Title: Weighted monotonicity theorems and applications to minimal surfaces of the hyperbolic space
Abstract: We show that there is a weighted version of monotonicity theorem corresponding to each function on a Riemannian manifold whose Hessian is a multiple of the metric tensor.

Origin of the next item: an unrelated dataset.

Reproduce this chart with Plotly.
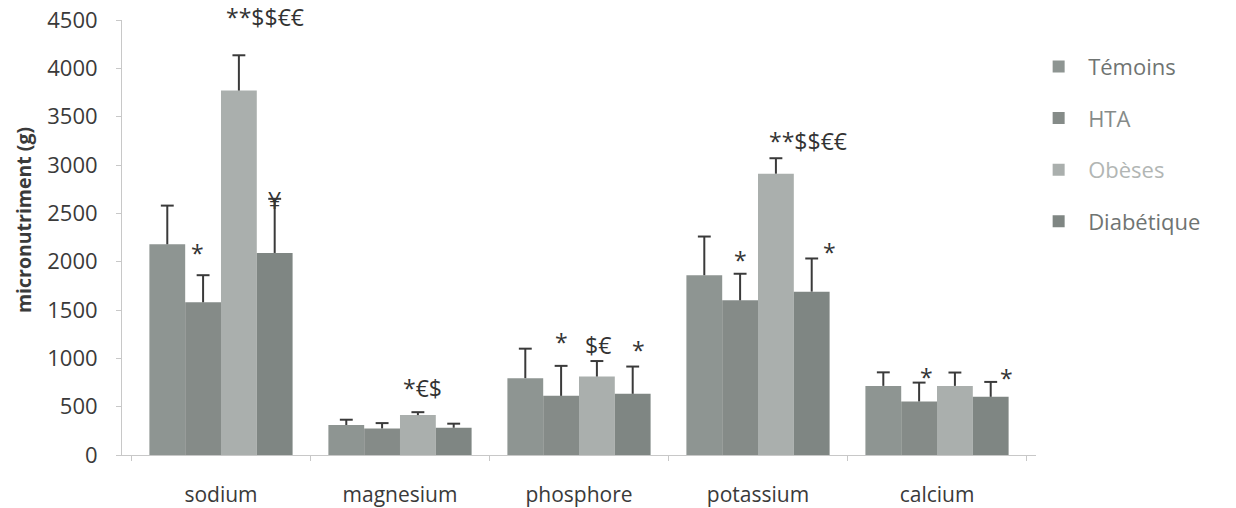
import plotly.graph_objects as go

# Micronutrient intake by group (mean + SD)
categories = ["sodium", "magnesium", "phosphore", "potassium", "calcium"]
groups = ["Témoins", "HTA", "Obèses", "Diabétique"]

temoins_mean = [2180, 310, 795, 1860, 715]
temoins_sd = [400, 55, 305, 400, 140]
hta_mean = [1580, 275, 612, 1600, 554]
hta_sd = [280, 55, 310, 275, 195]
obeses_mean = [3770, 413, 812, 2910, 715]
obeses_sd = [365, 30, 160, 160, 138]
diab_mean = [2090, 282, 633, 1690, 602]
diab_sd = [560, 42, 282, 343, 154]

means = [temoins_mean, hta_mean, obeses_mean, diab_mean]
sds = [temoins_sd, hta_sd, obeses_sd, diab_sd]
bar_colors = ["#8e9592", "#858b88", "#aaafad", "#7f8683"]
legend_text_colors = ["#6f7472", "#868b89", "#b2b6b4", "#6f7472"]

# Significance marks: (x position on the category scale, y value, text)
mark_x = [-0.134, 0.246, 0.30, 1.128, 1.905, 2.106, 2.33, 3.28, 2.90, 3.40, 3.944, 4.39]
mark_y = [2090, 4530, 2640, 693, 1168, 1137, 1086, 3247, 2016, 2099, 806, 796]
mark_text = ["*", "**$$€€", "¥", "*€$", "*", "$€", "*", "**$$€€", "*", "*", "*", "*"]

y_title = "micronutriment (g)"

FONT = "Open Sans"
BARGAP = 0.2
CAP_HALF = 0.036  # half-width of error-bar caps, in category units
Y_MAX = 4500

n_groups = len(groups)
slot = (1 - BARGAP) / n_groups
xpos = list(range(len(categories)))

fig = go.Figure()
for i, g in enumerate(groups):
    fig.add_trace(go.Bar(
        x=xpos,
        y=means[i],
        name=f'<span style="color:{legend_text_colors[i]}">{g}</span>',
        legendgroup=g,
        marker=dict(color=bar_colors[i], line=dict(width=0)),
    ))

# Upper error bars (stem + cap) for each group, centred on its bar
for i, g in enumerate(groups):
    off = (i - (n_groups - 1) / 2) * slot
    ex, ey = [], []
    for j, x0 in enumerate(xpos):
        xc = x0 + off
        top = means[i][j] + sds[i][j]
        ex += [xc, xc, None, xc - CAP_HALF, xc + CAP_HALF, None]
        ey += [means[i][j], top, None, top, top, None]
    fig.add_trace(go.Scatter(
        x=ex, y=ey, mode="lines",
        line=dict(color="#3a3a3a", width=2),
        showlegend=False, hoverinfo="skip", legendgroup=g,
    ))

# Marks above the axis maximum are placed in paper units so they stay visible
for x, y, t in zip(mark_x, mark_y, mark_text):
    if y <= Y_MAX:
        pos = dict(y=y, yref="y")
    else:
        pos = dict(y=y / Y_MAX, yref="paper")
    fig.add_annotation(
        x=x, text=t, xref="x", **pos,
        showarrow=False, yanchor="middle", xanchor="center",
        font=dict(family=FONT, size=23, color="#333333"),
    )

# Vertical y-axis title, placed slightly above the plot's mid-height
fig.add_annotation(
    x=0, y=0.54, xref="paper", yref="paper",
    xshift=-99, xanchor="center", yanchor="middle",
    text=f"<b>{y_title}</b>", textangle=-90, showarrow=False,
    font=dict(family=FONT, size=19.5, color="#3a3a3a"),
)

fig.update_layout(
    width=1236,
    height=508,
    margin=dict(l=122, r=200, t=20, b=53, autoexpand=False),
    paper_bgcolor="white",
    plot_bgcolor="white",
    barmode="group",
    bargap=BARGAP,
    bargroupgap=0,
    font=dict(family=FONT, size=18, color="#444444"),
    showlegend=True,
    legend=dict(
        x=0.9925, y=0.941, xanchor="left", yanchor="top",
        bgcolor="rgba(0,0,0,0)",
        font=dict(family=FONT, size=22),
        tracegroupgap=20,
        itemwidth=49,
    ),
    xaxis=dict(
        range=[-0.553, 4.553],
        tickvals=xpos,
        ticktext=categories,
        automargin=False,
        showline=True,
        linecolor="#c8c8c8",
        linewidth=1,
        ticks="",
        minor=dict(
            tickvals=[k - 0.5 for k in range(len(categories) + 1)],
            ticks="outside", ticklen=5, tickcolor="#c8c8c8", showgrid=False,
        ),
        ticklabelstandoff=21,
        tickfont=dict(family=FONT, size=21, color="#3a3a3a"),
        showgrid=False,
        zeroline=False,
    ),
    yaxis=dict(
        range=[0, Y_MAX],
        dtick=500,
        automargin=False,
        showline=True,
        linecolor="#c8c8c8",
        linewidth=1,
        ticks="outside",
        ticklen=5,
        tickcolor="#c8c8c8",
        ticklabelstandoff=14,
        tickfont=dict(family=FONT, size=22, color="#3a3a3a"),
        showgrid=False,
        zeroline=False,
    ),
)

fig.write_html("out.html")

Such function appears in the Euclidean space, the hyperbolic space $\mathbb{H}^n$ and the round sphere $\mathbb{S}^n$ as the distance function, the Minkowskian coordinates of $\mathbb{R}^{n,1}$ and the Euclidean coordinates of $\mathbb{R}^{n+1}$.
In $\mathbb{H}^n$, we show that the time-weighted monotonicity theorem implies the unweighted version in \cite{Anderson82}. Applications include upper bounds for Graham--Witten renormalised area of minimal surfaces in term of the length of boundary curve and a complete computation of Alexakis--Mazzeo degrees defined in \cite{Alexakis.Mazzeo10}.
An argument on area-minimising cones suggests the existence of a minimal surface in $\mathbb{H}^4$ bounded by the Hopf link $\{zw=\epsilon > 0, |z|^2 +|w|^2 = 1\}$ other than the pair of disks. We give an explicit construction of a minimal annulus in $\mathbb{H}^4$ with this property and obtain by the same method its sister in $\mathbb{S}^4$.
A weighted monotonicity theorem is also proved in Riemannian manifolds whose sectional curvature is bounded from above.